Metallurgical testing of the free-milling Tulu Kapi ore from all four lodes has demonstrated 95-96 per cent recovery using a straightforward industry-standard carbon-in-pulp flowsheet. Although the company are also considering an alternative flowsheet involving the production of a concentrate and then cyanidation of the concentrate, which has advantages in environmentally sensitive areas.

But the Tulu Kapi open pit is just the start for Nyota in what is – effectively - a new gold province. 

In addition to the extensions in immediate proximity to the planned open pit – the Northern and South Eastern Extensions, the UNDP Zone and the Feeder Zone – the Tulu Kapi area hosts up to 20 additional targets within a radius of less than 10 kilometres.  

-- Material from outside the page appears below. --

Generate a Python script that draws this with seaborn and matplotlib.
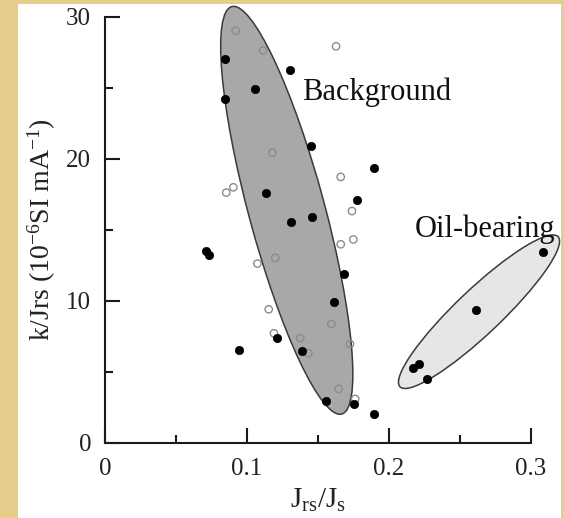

These include Chalti, where a 1.2 kilometre gold in soil geochemical anomaly and airborne geophysics show a similar intrusive syenite with albitized zones at surface; Guji, a 1,200 by 200 metre soil and geophysical anomaly, where trench results include 10 metres at 1.9 grams per tonne gold and drilling has shown 17.4 metres at 2.77 grams per tonne gold; Kobera, where trenching has come up with 6.9 metres at 1.34 grams per tonne and 5.8 metres at 8 grams per tonne; and Dina, where previous diamond drilling has shown best intersections of 7.1 metres at 30.3 grams per tonne. 

All of these have the potential to become satellites for the main Tulu Kapi plant, thus extending mine life beyond the anticipated 9 years. And right next door to Tulu Kapi is Chago – a volcanic massive sulphide structure which is now ready to drill. 

In addition, Tulu Kapi, although it is the flagship project and the most advanced of the Nyota properties, is only one of several, spread over six separate licence areas in Ethiopia, where exploration targets have been identified for further work. 

Given the almost untouched nature of the Arabian-Nubian Shield, and the high prospectivity of the structures which shape it, it is hard to conceive that Tulu Kapi – whilst it is no doubt the foundation of their future fortunes - will remain Nyota’s sole pre-production asset.